The cartoon portrays a young, freckle-faced girl reaching out to hold Feis’s hand. “Come on Mister Feis!” the girl is depicted saying. “So many of us want to meet you!”

Behind the girl stands a massive crowd of young children and a few adults, looking to Feis with wide eyes. They look solemn and innocent. Two of the children are seen waving. The crowd, Guerra says, represents the scores of children and adults that have previously been killed in mass school shootings.

More than 200 people have been killed in mass school shootings in the United States since the mid-1960s, according to a Washington Post tally. After Wednesday’s Florida shooting, authorities say that Nikolas Cruz, 19, entered his former high school, fired his AR-15 assault-style rifle, killing 14 students and three school staffers. He has been charged with 17 counts of premeditated murder.

Most of the children and teachers visible in Guerra’s cartoon, including the girl reaching out to Feis, depicted victims killed in the Sandy Hook Elementary School shooting in 2012, which left 28 dead.

Guerra’s cartoon evoked striking responses across social media. By Tuesday morning, the image had been retweeted more than 18,290 times, and Guerra’s Twitter account had been overwhelmed with emotional messages.

“I saw this earlier, and I sat in front of my students and cried,” one teacher tweeted on Friday. “And then I showed it to them, and they cried, too. Very powerful. The most beautiful thing I’ve ever seen.”

“When I saw your drawing, I cried hysterically for a half-hour and I couldn’t stop,” another person posted on Twitter. Guerra even heard from a parent of a girl who died in the Sandy Hook shooting.

Guerra had offered the cartoon to the daily comics publication the Nib, for which she is a regular contributor. But the Nib ended up choosing a different cartoon of Guerra’s for publication, so she chose to simply share “Hero’s Welcome” on social media.

To many, Guerra said, the cartoon depicted the children and teachers welcoming Feis to heaven. Guerra knew before she posted the image that many may interpret it in a religious way, and “that’s fine,” she said. But that was not her intention.

Guerra describes herself as an atheist. After a tragedy, she said she grows tired of always hearing about angels and heaven and the idea that the dead all end up in a better place.

Pia Guerra (Courtesy Pia Guerra)
“Wherever all these wonderful people are, they’re not here,” she said. But the message, she said, “is beyond that.”

She wanted to show the immense, collective magnitude of the loss, a visual tally of just how many people have died in mass school shootings. She also wanted to evoke the nature of the youngest victims of these shootings — the wide-eyed, gentle essence of a child.
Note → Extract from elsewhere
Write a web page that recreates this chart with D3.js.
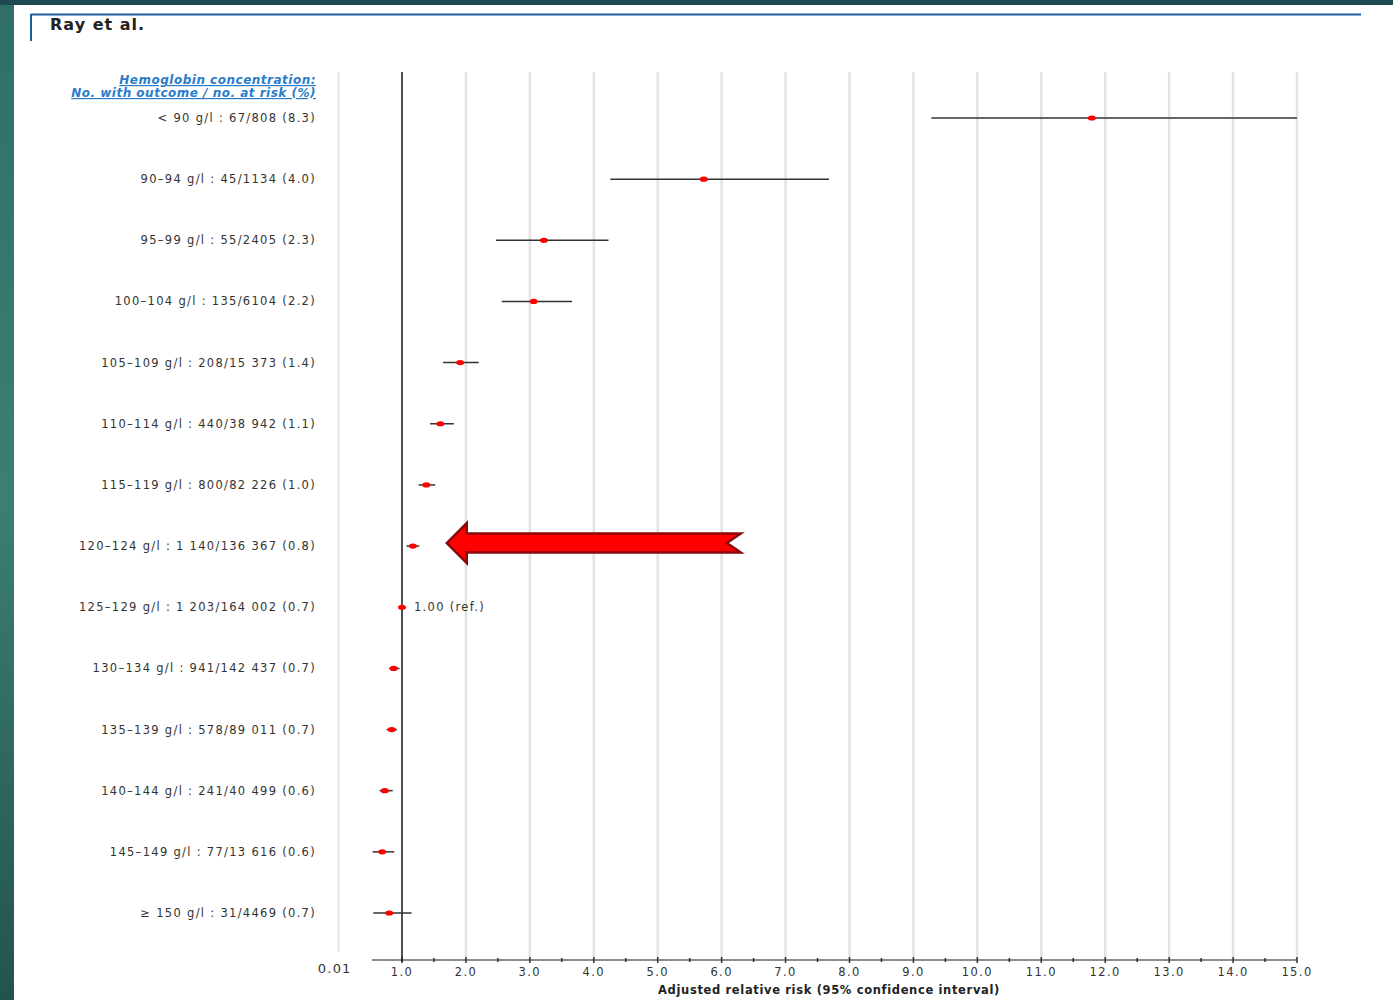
<!DOCTYPE html>
<html>
<head>
<meta charset="utf-8">
<script src="https://cdn.jsdelivr.net/npm/d3@7"></script>
<style>
  body { margin: 0; background: #fff; }
  svg { display: block; font-family: "DejaVu Sans", Verdana, sans-serif; }
</style>
</head>
<body>
<svg id="chart" width="1393" height="1000"></svg>
<script>
// hemoglobin groups, top to bottom
var groups = ["< 90", "90–94", "95–99", "100–104", "105–109", "110–114", "115–119",
              "120–124", "125–129", "130–134", "135–139", "140–144", "145–149", "≥ 150"];
var labels = [
  "< 90 g/l : 67/808 (8.3)",
  "90–94 g/l : 45/1134 (4.0)",
  "95–99 g/l : 55/2405 (2.3)",
  "100–104 g/l : 135/6104 (2.2)",
  "105–109 g/l : 208/15 373 (1.4)",
  "110–114 g/l : 440/38 942 (1.1)",
  "115–119 g/l : 800/82 226 (1.0)",
  "120–124 g/l : 1 140/136 367 (0.8)",
  "125–129 g/l : 1 203/164 002 (0.7)",
  "130–134 g/l : 941/142 437 (0.7)",
  "135–139 g/l : 578/89 011 (0.7)",
  "140–144 g/l : 241/40 499 (0.6)",
  "145–149 g/l : 77/13 616 (0.6)",
  "≥ 150 g/l : 31/4469 (0.7)"
];
var rr   = [11.79, 5.72, 3.22, 3.06, 1.91, 1.60, 1.38, 1.17, 1.00, 0.87, 0.84, 0.73, 0.69, 0.80];
var low  = [9.28, 4.26, 2.47, 2.56, 1.64, 1.44, 1.26, 1.07, 1.00, 0.80, 0.76, 0.65, 0.54, 0.55];
var high = [15.0, 7.68, 4.23, 3.66, 2.20, 1.81, 1.52, 1.27, 1.00, 0.96, 0.92, 0.855, 0.88, 1.15];
var refGroup = "125–129";
var arrowGroup = "120–124";
var arrowFrom = 1.7, arrowTo = 6.3;
var majorTicks = d3.range(1, 16);
var minorTicks = d3.range(1.5, 15, 1);

var svg = d3.select("#chart");

// slide background
var defs = svg.append("defs");
var lg = defs.append("linearGradient").attr("id", "side").attr("x1", 0).attr("y1", 0).attr("x2", 0).attr("y2", 1);
lg.append("stop").attr("offset", "0%").attr("stop-color", "#2f6f68");
lg.append("stop").attr("offset", "50%").attr("stop-color", "#3b7f74");
lg.append("stop").attr("offset", "100%").attr("stop-color", "#24534f");
svg.append("rect").attr("x", 0).attr("y", 0).attr("width", 14).attr("height", 1000).attr("fill", "url(#side)");
svg.append("rect").attr("x", 0).attr("y", 0).attr("width", 1393).attr("height", 5).attr("fill", "#1e4a50");

// title frame
svg.append("line").attr("x1", 31).attr("x2", 1361).attr("y1", 14.5).attr("y2", 14.5)
  .attr("stroke", "#1b5f9e").attr("stroke-width", 2);
svg.append("line").attr("x1", 31).attr("x2", 31).attr("y1", 14).attr("y2", 41)
  .attr("stroke", "#1b5f9e").attr("stroke-width", 2);
svg.append("text").attr("x", 50).attr("y", 30).attr("font-size", 16).attr("font-weight", "bold")
  .attr("fill", "#222").attr("letter-spacing", 1).text("Ray et al.");

var x = d3.scaleLinear().domain([1, 15]).range([402, 1297]);
var y = d3.scalePoint().domain(groups).range([118, 913]);
var plotTop = 72, plotBottom = 960;

// gridlines
svg.append("g").selectAll("line").data(majorTicks.slice(1)).join("line")
  .attr("x1", d => x(d)).attr("x2", d => x(d)).attr("y1", plotTop).attr("y2", plotBottom)
  .attr("stroke", "#e3e3e3").attr("stroke-width", 2.5);
svg.append("line").attr("x1", x(0.01)).attr("x2", x(0.01)).attr("y1", plotTop).attr("y2", 952)
  .attr("stroke", "#e6e6e6").attr("stroke-width", 2);

// axis
var ax = svg.append("g").attr("transform", "translate(0," + plotBottom + ")");
ax.append("line").attr("x1", x(0.53)).attr("x2", x(15)).attr("stroke", "#666").attr("stroke-width", 1.5);
ax.selectAll(".maj").data(majorTicks).join("line").attr("class", "maj")
  .attr("x1", d => x(d)).attr("x2", d => x(d)).attr("y1", -3).attr("y2", 3)
  .attr("stroke", "#333").attr("stroke-width", 1.5);
ax.selectAll(".min").data(minorTicks).join("line").attr("class", "min")
  .attr("x1", d => x(d)).attr("x2", d => x(d)).attr("y1", -2).attr("y2", 2)
  .attr("stroke", "#333").attr("stroke-width", 1.5);
ax.selectAll("text").data(majorTicks).join("text")
  .attr("x", d => x(d)).attr("y", 16).attr("text-anchor", "middle")
  .attr("font-size", 11.5).attr("letter-spacing", 1.4).attr("fill", "#333")
  .text(d3.format(".1f"));
svg.append("text").attr("x", x(0.01) - 4).attr("y", 973).attr("text-anchor", "middle")
  .attr("font-size", 13).attr("letter-spacing", 1.2).attr("fill", "#333").text("0.01");
svg.append("text").attr("x", 829).attr("y", 994).attr("text-anchor", "middle")
  .attr("font-size", 11.5).attr("letter-spacing", 0.65).attr("font-weight", "bold").attr("fill", "#222")
  .text("Adjusted relative risk (95% confidence interval)");

// reference line at 1
svg.append("line").attr("x1", x(1)).attr("x2", x(1)).attr("y1", plotTop).attr("y2", plotBottom + 2)
  .attr("stroke", "#222").attr("stroke-width", 1.6);

// header
var hdr = svg.append("g").attr("font-size", 12).attr("letter-spacing", 0.5)
  .attr("font-style", "italic").attr("font-weight", "bold")
  .attr("fill", "#2a7cc9").attr("text-anchor", "end").attr("text-decoration", "underline");
hdr.append("text").attr("x", 316).attr("y", 84).text("Hemoglobin concentration:");
hdr.append("text").attr("x", 316).attr("y", 97).text("No. with outcome / no. at risk (%)");

// row labels
svg.append("g").selectAll("text").data(groups).join("text")
  .attr("x", 316).attr("y", d => y(d) + 4).attr("text-anchor", "end")
  .attr("font-size", 11.5).attr("letter-spacing", 1.3).attr("fill", "#333")
  .text((d, i) => labels[i]);

// confidence intervals
svg.append("g").selectAll("line").data(groups).join("line")
  .attr("x1", (d, i) => x(low[i])).attr("x2", (d, i) => x(high[i]))
  .attr("y1", d => y(d)).attr("y2", d => y(d))
  .attr("stroke", "#333").attr("stroke-width", 1.5);

// point estimates
svg.append("g").selectAll("ellipse").data(groups).join("ellipse")
  .attr("cx", (d, i) => x(rr[i])).attr("cy", d => y(d))
  .attr("rx", 4).attr("ry", 2.6).attr("fill", "#ff0000");

svg.append("text").attr("x", x(1) + 12).attr("y", y(refGroup) + 4)
  .attr("font-size", 11.5).attr("letter-spacing", 1.3).attr("fill", "#333").text("1.00 (ref.)");

// red arrow pointing at the 120-124 row
var ay = y(arrowGroup) - 3, x0 = x(arrowFrom), x1 = x(arrowTo);
var arrowPts = [[x0, ay], [x0 + 20, ay - 20], [x0 + 20, ay - 9.5], [x1, ay - 9.5],
                [x1 - 14, ay], [x1, ay + 9.5], [x0 + 20, ay + 9.5], [x0 + 20, ay + 20]];
svg.append("path").attr("d", d3.line()(arrowPts) + "Z")
  .attr("fill", "#ff0000").attr("stroke", "#8a0a0a").attr("stroke-width", 2.5)
  .attr("stroke-linejoin", "miter");
</script>
</body>
</html>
“This is who they are,” she said, her voice catching as she held back tears in a phone interview. “This is all that we lost.”

The simplicity of the cartoon, she said, means it may carry different meanings for different people. “When you leave something open enough to interpretation, more people can find something in it,” she said.

In addition to significant praise, Guerra’s cartoon also drew a wave of criticism for seemingly portraying only white children and adults, despite the fact that many people of color have died in these shootings.

“That was a direct result of rushing and not paying more attention to the make up of the crowd, and maybe making a point about how these things always seem to happen in white suburbia and totally mucking it up,” Guerra said. She lamented the lack of representation in the image.

“I’m taking the note and I promise to do better,” said Guerra, whose father is Chilean and mother is Finnish. She was born in New Jersey and moved to Canada when she was six years old.

Guerra co-created the science fiction comic book series “Y: The Last Man” alongside Brian K. Vaughan, which began publication in 2002. But since the election, her cartoons have focused predominately on President Trump. It’s her way of “venting,” she said. One of her most widely shared cartoons, from January of last year, depicted Trump as a child sitting on the lap of Stephen K. Bannon, then the White House Chief Strategist.

She is accustomed to provoking a range of reactions with her cartoons — usually anger, frustration or humor. But “Hero’s Welcome,” she said, was entirely different.

“It’s more emotional, it’s more personal … a gut reaction,” she said. “This is a whole other level.”

Guerra plans to continue to create images related to last week’s shooting.

“We should be engaged in this,” she said. “We should use our voices … whatever it is we have to amplify what’s important to us.”